Across Iowa’s Fourth District — home of unabashed white supremacist Congressman Steve King — a veritable tidal wave of change is poised to shake things up. Democrats have fielded good candidates against King in the past, but I never felt any could dethrone him.
This year, I’m confident that King’s Democratic challenger, J.D. Scholten, can and will defeat King. Scholten — propelled by growing discontent with King’s voting record and litany of inflammatory comments — is running an impressive campaign fueled by hard work and intelligent, articulate stands on key issues. It doesn’t hurt that Scholten has raised more money than King, most of it from the grassroots.
It also helps Scholten that businesses who supported King in the past (Land O’Lakes, Purina, Intel Corp.) and a growing list of Republican elected officials are finally speaking out against King.

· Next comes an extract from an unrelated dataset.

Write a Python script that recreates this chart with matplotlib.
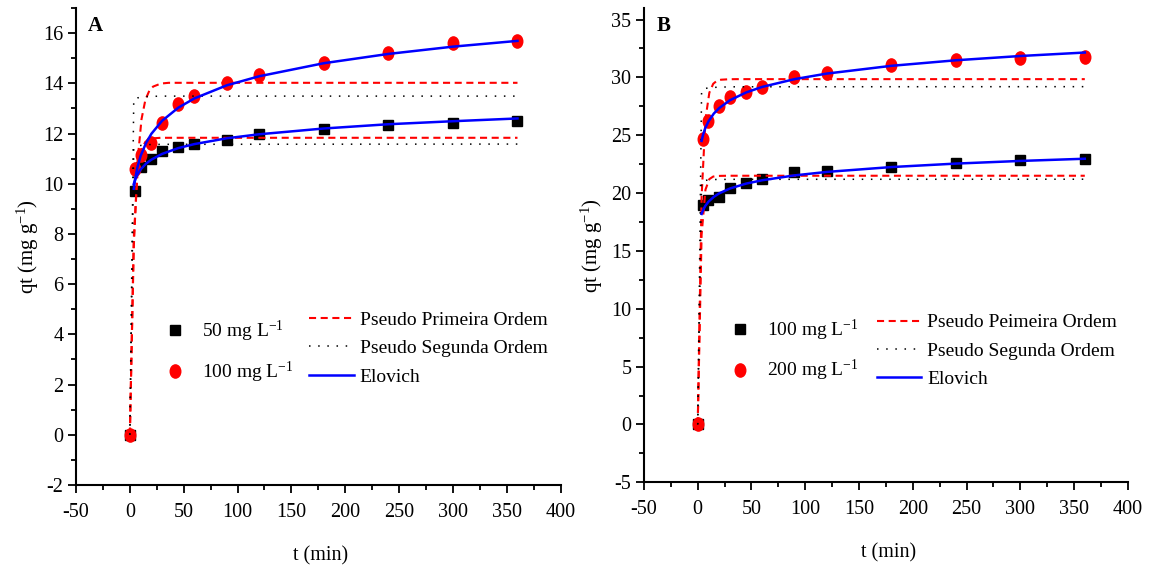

If you’re supporting one or more candidates with time and money, thank you. But take time to help J.D., too. His defeat of Steve King will land a promising, progressive Iowan in Washington, D.C. and send a message that reactionaries like Steve King don’t speak for Iowa and are no longer entitled to positions of political power.
Over the next five days, l’ll continue to reach out personally to the hundreds of independents and Republicans I know in the Fourth District and encourage them to vote for J.D. Scholten. I suspect nearly every Iowan reading this blog knows people in the Fourth District. Call or write these voters. Stress that, on an election ballot with so many important races, what happens in the Fourth District is critical.
How critical? If Scholten defeats King, it would be 2018’s political shot heard round the world.